A long, long time ago, in a galaxy far, far away, I used to teach upper-level
graduate classes in whole-organism evolutionary biology, which tended to
populated with mammalogy, ornithology and herpetology doctoral candidates. I
always asked the classes the same basic question. Of all of the lineages
available on earth at the moment, if anything should happen to humanity, what
group would likely be the next taxon to eventually build starships (although in
millions of years, not thousands as you postulate)?
As you can imagine, the answers varied all over the map, but my answers remain
essentially the same now as then. My first choice would be the baboons and my
second would be the raccoons. If you discount the extraordinarily elaborate
language characteristics of humans, there's not much more than a dime's worth
of difference between us and the other large mammals in intelligence. While no
raccoon has ever solved a calculus problem, that's just as true for
99.999999999% of all of the humans that have ever lived.
Roger Fouts believes -- and makes a good argument for -- the evolution of
language in humans was a matter of the control of the tongue and the fingers
having been co-opted in the same part of the brain. A portion of his evidence
is on one hand our almost unsuppressable desire to talk with our hands and on
the other, that we cannot perform tasks that require extreme dexterity, such as
threading a needle, without moving our tongues in sympathy.
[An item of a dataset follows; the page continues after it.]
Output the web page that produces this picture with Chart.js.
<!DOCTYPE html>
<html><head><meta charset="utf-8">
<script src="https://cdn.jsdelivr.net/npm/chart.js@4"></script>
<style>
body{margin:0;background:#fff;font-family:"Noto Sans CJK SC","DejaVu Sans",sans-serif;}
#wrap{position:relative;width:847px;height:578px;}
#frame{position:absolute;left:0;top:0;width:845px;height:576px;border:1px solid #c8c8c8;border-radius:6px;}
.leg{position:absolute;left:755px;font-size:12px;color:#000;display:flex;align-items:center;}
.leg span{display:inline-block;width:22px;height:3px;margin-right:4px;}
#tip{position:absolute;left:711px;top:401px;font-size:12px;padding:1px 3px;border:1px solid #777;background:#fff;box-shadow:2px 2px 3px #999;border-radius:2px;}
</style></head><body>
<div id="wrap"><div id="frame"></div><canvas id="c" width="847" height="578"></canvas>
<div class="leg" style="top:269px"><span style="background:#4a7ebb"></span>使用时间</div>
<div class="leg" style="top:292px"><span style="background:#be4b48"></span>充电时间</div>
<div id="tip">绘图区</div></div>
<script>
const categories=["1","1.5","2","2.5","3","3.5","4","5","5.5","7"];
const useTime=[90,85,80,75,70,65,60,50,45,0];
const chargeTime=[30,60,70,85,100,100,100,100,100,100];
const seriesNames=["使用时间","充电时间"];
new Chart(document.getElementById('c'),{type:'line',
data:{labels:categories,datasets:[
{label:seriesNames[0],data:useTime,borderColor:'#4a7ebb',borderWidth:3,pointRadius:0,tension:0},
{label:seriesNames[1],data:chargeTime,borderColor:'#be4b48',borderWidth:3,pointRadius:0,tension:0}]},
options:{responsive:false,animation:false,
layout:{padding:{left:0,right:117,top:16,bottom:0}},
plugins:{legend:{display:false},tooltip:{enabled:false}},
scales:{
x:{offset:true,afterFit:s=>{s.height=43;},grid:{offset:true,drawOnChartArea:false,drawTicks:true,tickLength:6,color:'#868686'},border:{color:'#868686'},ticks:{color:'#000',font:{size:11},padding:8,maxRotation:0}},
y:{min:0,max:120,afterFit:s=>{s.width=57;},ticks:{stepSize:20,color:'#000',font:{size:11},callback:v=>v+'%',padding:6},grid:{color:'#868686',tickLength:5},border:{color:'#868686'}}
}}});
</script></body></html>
I tend to believe this hand-eye-tongue argument as a necessary precursor to
highly communicative intelligence, and predominately on that basis alone is the
reason that I choose the baboons and the raccoons as the most likely successors
to humanity. Whatever predispositions existed in early hominids to co-opt the
brain in the manner undoubtedly exist in almost all mammals.More than that
however, both groups are extremely intelligent, curious animals with
extraordinary manipulative capabilities. Both groups exist on the edge of
bipedality, where their forelimbs could be freed for even greater manipulative
capabilites, which in turn would imply even greater and more rapid brain
evolution.
Indeed, when I look at either group now, I can see them eventually building
starships with enormous ease and grace.